A Chinese college student, Wang Jing, angered by her father’s adultery, has created a web site that publicly denounces his affairs:
A freshman at a Jinan university, East China’s Shandong Province, the
daughter Wang Jing resorted to radical measures including petitions, on her
website depicting the trials and tribulations of her family that was, as
she writes "derailed by a wanton father."
Her efforts were to no avail. Her parents’ 21-year union ended this February
with more resentment than pity.
"It’s he who made me go to such extreme measures when my previous
affectionate approaches had failed," Jing says. She allegedly says she
would rather sacrifice her father’s promising political career for a happy,
re-united family.
One popular misconception of what Confucius said, which was promoted by the historical ways in which Confucian ideas were made into un-Confucian laws in China, is that the father should be all powerful within the family. While there are obvious preferences in the Analects for older, wiser(??) individuals over younger people, and for men over women (a bias which must to be jettisoned to make Confucianism compatible with modern life), there is nothing automatic about a father’s standing and authority.
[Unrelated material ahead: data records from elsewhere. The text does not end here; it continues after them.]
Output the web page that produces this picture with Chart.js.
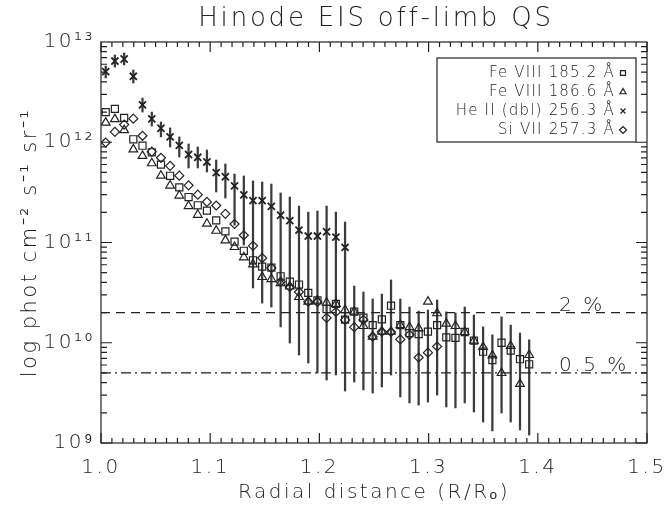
<!DOCTYPE html>
<html>
<head>
<meta charset="utf-8">
<script src="https://cdn.jsdelivr.net/npm/chart.js@4.4.1/dist/chart.umd.min.js"></script>
<style>
  html, body { margin: 0; padding: 0; background: #fff; }
  #wrap { width: 665px; height: 510px; }
</style>
</head>
<body>
<div id="wrap"><canvas id="chart" width="665" height="510"></canvas></div>
<script>
// radial positions of the off-limb bins (R/Rsun)
const radius = [1.0043, 1.0127, 1.0212, 1.0296, 1.0380, 1.0465, 1.0549, 1.0633, 1.0717, 1.0802,
  1.0886, 1.0970, 1.1055, 1.1139, 1.1223, 1.1308, 1.1392, 1.1476, 1.1560, 1.1645,
  1.1729, 1.1813, 1.1898, 1.1982, 1.2066, 1.2151, 1.2235, 1.2319, 1.2403, 1.2488,
  1.2572, 1.2656, 1.2741, 1.2825, 1.2909, 1.2994, 1.3078, 1.3162, 1.3246, 1.3331,
  1.3415, 1.3499, 1.3584, 1.3668, 1.3752, 1.3837, 1.3921];

// intensities, phot cm-2 s-1 sr-1
const fe185 = [2.00e12, 2.15e12, 1.75e12, 1.07e12, 9.24e11, 7.94e11, 5.99e11, 4.63e11, 3.55e11, 2.84e11,
  2.35e11, 2.08e11, 1.66e11, 1.29e11, 1.02e11, 8.27e10, 6.65e10, 5.74e10, 5.61e10, 4.60e10,
  4.06e10, 3.81e10, 3.14e10, 2.64e10, 2.17e10, 2.44e10, 1.70e10, 2.04e10, 1.78e10, 1.50e10,
  1.71e10, 2.34e10, 1.50e10, 1.25e10, 1.22e10, 1.29e10, 1.50e10, 1.13e10, 1.12e10, 1.28e10,
  1.05e10, 8.14e9, 6.73e9, 1.00e10, 8.37e9, 6.85e9, 6.10e9];
const fe186 = [1.57e12, 1.70e12, 1.32e12, 8.50e11, 7.32e11, 6.17e11, 4.64e11, 3.70e11, 2.94e11, 2.31e11,
  1.89e11, 1.54e11, 1.31e11, 1.05e11, 9.02e10, 7.12e10, 6.06e10, 4.53e10, 4.32e10, 3.94e10,
  3.64e10, 2.86e10, 2.57e10, 2.64e10, 2.51e10, 2.44e10, 2.12e10, 2.04e10, 1.47e10, 1.15e10,
  1.29e10, 1.29e10, 1.50e10, 1.43e10, 1.39e10, 2.57e10, 1.97e10, 1.55e10, 1.47e10, 1.28e10,
  1.05e10, 9.07e9, 7.49e9, 4.99e9, 9.28e9, 3.88e9, 7.55e9];
const he256 = [5.06e12, 6.46e12, 6.77e12, 4.55e12, 2.36e12, 1.71e12, 1.38e12, 1.13e12, 9.30e11, 7.55e11,
  7.08e11, 6.36e11, 4.97e11, 4.53e11, 3.67e11, 2.99e11, 2.62e11, 2.62e11, 2.29e11, 1.87e11,
  1.65e11, 1.33e11, 1.16e11, 1.16e11, 1.28e11, 1.13e11, 8.95e10];
const si257 = [9.94e11, 1.27e12, 1.50e12, 1.72e12, 1.16e12, 8.05e11, 7.00e11, 5.82e11, 4.64e11, 3.72e11,
  3.00e11, 2.54e11, 2.34e11, 1.93e11, 1.53e11, 1.18e11, 9.27e10, 7.00e10, 5.57e10, 4.06e10,
  3.60e10, 3.21e10, 2.57e10, 2.55e10, 1.77e10, 2.03e10, 1.69e10, 1.43e10, 1.69e10, 1.15e10,
  1.29e10, 1.28e10, 1.08e10, 1.20e10, 7.13e9, 7.96e9, 9.18e9];

// error bar ends
const errHigh = [5.76e12, 7.42e12, 7.77e12, 5.26e12, 2.76e12, 2.00e12, 1.59e12, 1.39e12, 1.13e12, 9.61e11,
  8.97e11, 8.37e11, 6.65e11, 6.07e11, 4.82e11, 4.61e11, 4.11e11, 4.01e11, 3.83e11, 3.12e11,
  2.84e11, 2.31e11, 2.01e11, 2.06e11, 2.31e11, 2.01e11, 1.60e11, 3.68e10, 3.21e10, 2.73e10,
  3.06e10, 4.23e10, 2.73e10, 2.27e10, 2.07e10, 2.12e10, 2.67e10, 2.03e10, 1.98e10, 2.27e10,
  1.89e10, 1.44e10, 1.20e10, 1.81e10, 1.50e10, 1.25e10, 1.07e10];
const errLow = [4.37e12, 5.63e12, 5.90e12, 3.90e12, 2.00e12, 1.45e12, 1.13e12, 8.97e11, 7.13e11, 5.54e11,
  5.54e11, 5.05e11, 3.19e11, 2.78e11, 1.49e11, 9.44e10, 3.52e10, 2.49e10, 2.27e10, 1.44e10,
  9.94e9, 7.55e9, 6.28e9, 4.99e9, 4.25e9, 4.77e9, 3.30e9, 4.06e9, 3.38e9, 3.15e9,
  3.62e9, 4.77e9, 2.88e9, 2.51e9, 2.39e9, 2.56e9, 3.01e9, 2.29e9, 2.24e9, 2.51e9,
  2.04e9, 1.62e9, 1.32e9, 1.99e9, 1.62e9, 1.35e9, 1.20e9];

const lineNames = ['Fe VIII 185.2 Å', 'Fe VIII 186.6 Å', 'He II (dbl) 256.3 Å', 'Si VII 257.3 Å'];
const refLevels = [2e10, 5e9];
const refLabels = ['2 %', '0.5 %'];
const xTicks = [1.0, 1.1, 1.2, 1.3, 1.4, 1.5];
const yTicks = [1e9, 1e10, 1e11, 1e12, 1e13];
const chartTitle = 'Hinode EIS off-limb QS';

const FONT = "'DejaVu Sans', sans-serif";
const INK = '#222';
const SUP = { '0': '⁰', '1': '¹', '2': '²', '3': '³', '4': '⁴', '5': '⁵', '6': '⁶', '7': '⁷', '8': '⁸', '9': '⁹' };

function toPoints(values) {
  return values.map((v, i) => ({ x: radius[i], y: v }));
}

function markerSet(label, values, style, size, width) {
  return {
    type: 'scatter', label, data: toPoints(values),
    pointStyle: style, pointRadius: size, borderColor: INK, backgroundColor: 'rgba(0,0,0,0)',
    pointBorderWidth: width, borderWidth: width, order: 1
  };
}

function refLine(level, dash) {
  return {
    type: 'line', data: [{ x: 1.0, y: level }, { x: 1.5, y: level }],
    borderColor: INK, borderWidth: 1.2, borderDash: dash, pointRadius: 0, order: 2
  };
}

// wide spacing, like the old plotting font
const spacingPlugin = {
  id: 'spacing',
  beforeDraw(chart) { chart.ctx.letterSpacing = '2.5px'; }
};

// frame with inward ticks, title, labels and legend
const framePlugin = {
  id: 'frame',
  afterDatasetsDraw(chart) {
    const { ctx, chartArea: a, scales: { x, y } } = chart;
    ctx.save();
    ctx.strokeStyle = INK;
    ctx.lineWidth = 1.2;
    ctx.strokeRect(a.left, a.top, a.right - a.left, a.bottom - a.top);
    ctx.beginPath();
    for (let i = 0; i <= 50; i++) {
      const px = x.getPixelForValue(1 + i / 100);
      const len = i % 10 === 0 ? 10 : 5;
      ctx.moveTo(px, a.bottom); ctx.lineTo(px, a.bottom - len);
      ctx.moveTo(px, a.top); ctx.lineTo(px, a.top + len);
    }
    for (let e = 9; e <= 12; e++) {
      for (let m = 1; m <= 9; m++) {
        const py = y.getPixelForValue(m * Math.pow(10, e));
        const len = m === 1 ? 11 : 6;
        ctx.moveTo(a.left, py); ctx.lineTo(a.left + len, py);
        ctx.moveTo(a.right, py); ctx.lineTo(a.right - len, py);
      }
    }
    ctx.stroke();

    // title
    ctx.fillStyle = INK;
    ctx.letterSpacing = '2.8px';
    ctx.font = '300 26px ' + FONT;
    ctx.textAlign = 'center';
    ctx.textBaseline = 'middle';
    ctx.fillText(chartTitle, (a.left + a.right) / 2 + 2, 19);

    // percentage labels on the reference lines
    ctx.letterSpacing = '2.5px';
    ctx.font = '300 20px ' + FONT;
    ctx.textAlign = 'left';
    ctx.textBaseline = 'alphabetic';
    refLevels.forEach((lv, i) => {
      ctx.fillText(refLabels[i], x.getPixelForValue(1.4195), y.getPixelForValue(lv) - 2);
    });

    // legend box
    const bx = a.right - 210, by = a.top + 16, bw = 199, bh = 84;
    ctx.fillStyle = '#fff';
    ctx.fillRect(bx, by, bw, bh);
    ctx.lineWidth = 1.2;
    ctx.strokeRect(bx, by, bw, bh);
    ctx.letterSpacing = '1.2px';
    ctx.font = '300 15px ' + FONT;
    ctx.textAlign = 'right';
    ctx.textBaseline = 'middle';
    const styles = ['rect', 'triangle', 'crossRot', 'rectRot'];
    lineNames.forEach((name, i) => {
      const ly = by + 15 + i * 19;
      ctx.fillStyle = INK;
      ctx.fillText(name, bx + bw - 21, ly);
      ctx.fillStyle = 'rgba(0,0,0,0)';
      ctx.strokeStyle = INK;
      Chart.helpers.drawPoint(ctx, { pointStyle: styles[i], radius: 3.5, borderWidth: 1.1 }, bx + bw - 13, ly);
    });
    ctx.restore();
  }
};

const chart = new Chart(document.getElementById('chart').getContext('2d'), {
  type: 'scatter',
  data: {
    datasets: [
      {
        type: 'bar', data: radius.map((r, i) => ({ x: r, y: [errLow[i], errHigh[i]] })),
        backgroundColor: '#3c3c3c', borderWidth: 0, barThickness: 1.6, grouped: false, order: 10
      },
      markerSet(lineNames[0], fe185, 'rect', 5, 1.2),
      markerSet(lineNames[1], fe186, 'triangle', 5, 1.2),
      markerSet(lineNames[2], he256, 'crossRot', 5, 1.8),
      markerSet(lineNames[3], si257, 'rectRot', 4.5, 1.2),
      refLine(refLevels[0], [9, 6]),
      refLine(refLevels[1], [10, 4, 2, 4])
    ]
  },
  options: {
    responsive: false,
    animation: false,
    layout: { padding: { left: 0, right: 18, top: 42, bottom: 0 } },
    plugins: {
      legend: { display: false },
      tooltip: { enabled: false },
      title: { display: false }
    },
    scales: {
      x: {
        type: 'linear', min: 1.0, max: 1.5, offset: false,
        grid: { display: false, drawTicks: false }, border: { display: false },
        afterBuildTicks: s => { s.ticks = xTicks.map(v => ({ value: v })); },
        ticks: { callback: v => v.toFixed(1), color: INK, font: { family: FONT, size: 20, weight: '300' }, padding: 13, maxRotation: 0, autoSkip: false },
        title: { display: true, text: 'Radial distance (R/Rₒ)', color: INK, font: { family: FONT, size: 20, weight: '300' }, padding: { top: 0, bottom: 5 } },
        afterFit: s => { s.height = 67; s.paddingLeft = 0; s.paddingRight = 0; }
      },
      y: {
        type: 'logarithmic', min: 1e9, max: 1e13,
        grid: { display: false, drawTicks: false }, border: { display: false },
        afterBuildTicks: s => { s.ticks = yTicks.map(v => ({ value: v })); },
        ticks: {
          callback: v => '10' + String(Math.round(Math.log10(v))).split('').map(c => SUP[c]).join(''),
          color: INK, font: { family: FONT, size: 20, weight: '300' }, padding: 6
        },
        title: { display: true, text: 'log phot cm⁻² s⁻¹ sr⁻¹', color: INK, font: { family: FONT, size: 21, weight: '300' }, padding: { top: 18, bottom: 0 } },
        afterFit: s => { s.width = 101; s.paddingTop = 0; s.paddingBottom = 0; }
      }
    }
  },
  plugins: [spacingPlugin, framePlugin]
});
</script>
</body>
</html>
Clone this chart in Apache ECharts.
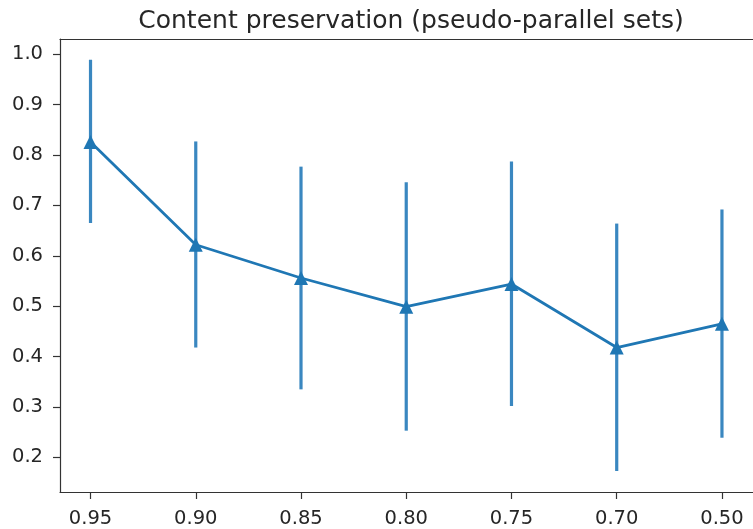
<!DOCTYPE html>
<html>
<head>
<meta charset="utf-8">
<script src="https://cdn.jsdelivr.net/npm/echarts@6/dist/echarts.min.js"></script>
<style>html,body{margin:0;padding:0;background:#fff;}#c{width:753px;height:529px;}</style>
</head>
<body>
<div id="c"></div>
<script>
var titleText = 'Content preservation (pseudo-parallel sets)';
var categories = ['0.95', '0.90', '0.85', '0.80', '0.75', '0.70', '0.50'];
var means = [0.826, 0.622, 0.556, 0.499, 0.544, 0.418, 0.465];
var lower = [0.665, 0.418, 0.335, 0.253, 0.302, 0.173, 0.239];
var upper = [0.989, 0.827, 0.777, 0.746, 0.787, 0.664, 0.692];
var yTicks = [0.2, 0.3, 0.4, 0.5, 0.6, 0.7, 0.8, 0.9, 1.0];

var xIdx = categories.map(function (c, i) { return i; });
var lineData = means.map(function (m, i) { return [i, m]; });
var errData = lower.map(function (l, i) { return [i, l, upper[i]]; });

var chart = echarts.init(document.getElementById('c'), null, {renderer: 'canvas'});
var FONT = 'DejaVu Sans';
var SPINE = {color: '#333', width: 1.2};
chart.setOption({
  animation: false,
  backgroundColor: '#ffffff',
  title: {
    text: titleText,
    left: 406,
    textAlign: 'center',
    top: 4,
    textStyle: {fontFamily: FONT, fontSize: 25, fontWeight: 'normal', color: '#262626'}
  },
  grid: {left: 60, right: -5, top: 39, bottom: 36},
  xAxis: [{
    type: 'value', min: -0.29, max: 6.295, position: 'bottom',
    axisLine: {show: true, onZero: false, lineStyle: SPINE},
    splitLine: {show: false},
    axisTick: {show: true, customValues: xIdx, length: 7, lineStyle: SPINE},
    axisLabel: {
      customValues: xIdx, margin: 17, color: '#262626', fontFamily: FONT, fontSize: 19.5,
      formatter: function (v) { return categories[Math.round(v)]; }
    }
  }, {
    type: 'value', min: -0.29, max: 6.295, position: 'top',
    axisLine: {show: true, onZero: false, lineStyle: SPINE},
    splitLine: {show: false}, axisTick: {show: false}, axisLabel: {show: false}
  }],
  yAxis: {
    type: 'value', min: 0.1313, max: 1.0303, position: 'left',
    axisLine: {show: true, onZero: false, lineStyle: SPINE},
    splitLine: {show: false},
    axisTick: {show: true, customValues: yTicks, length: 7, lineStyle: SPINE},
    axisLabel: {
      customValues: yTicks, margin: 17, color: '#262626', fontFamily: FONT, fontSize: 19.5,
      formatter: function (v) { return v.toFixed(1); }
    }
  },
  series: [
    {
      type: 'custom',
      data: errData,
      z: 2,
      renderItem: function (params, api) {
        var p1 = api.coord([api.value(0), api.value(1)]);
        var p2 = api.coord([api.value(0), api.value(2)]);
        return {
          type: 'line',
          shape: {x1: p1[0], y1: p1[1], x2: p2[0], y2: p2[1]},
          style: {stroke: '#3a87c0', lineWidth: 3.2}
        };
      }
    },
    {
      type: 'line',
      data: lineData,
      z: 3,
      symbol: 'triangle',
      symbolSize: 14,
      showSymbol: true,
      lineStyle: {color: '#1f77b4', width: 2.8},
      itemStyle: {color: '#1f77b4', borderWidth: 0}
    }
  ]
});
</script>
</body>
</html>
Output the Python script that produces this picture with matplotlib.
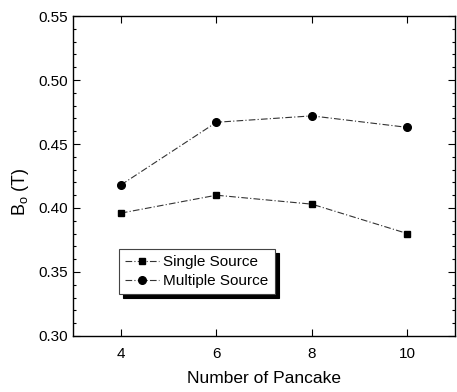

To have any kind of moral significance, a father must fulfill his social duties as a father. If he does not, he should be criticized – albeit gently at first – and if he persists in unethical behavior he should be called on it.
It seems to me, therefore, that Wang Jing is enacting Confucian morality in an entirely appropriate way. Now, some may argue that children must simply endure parental depravities, as Mencius tells us Shun did, but, as that same story of Shun suggests, children must also keep an eye on larger family – and I would argue social – solidarities. Shun, after all, disobeyed his father and got married in order to do right by the larger filial duty of maintaining familial integrity. And that is, by and large, what Wang Jing is doing. Her father disgraced the family; so, she must take action to protect the family.
You go girl!
UPDATE: Roland, at ESWN, is on it. And, from Roland, here is a link to the site (in Chinese).
UP-UPDATE: The story thickens. Roland has links and translations which suggest the father was not at fault, but the wife! If that is so, then the daughter may have been duped. And if that is true, then maybe she should set up a web page criticizing the mother.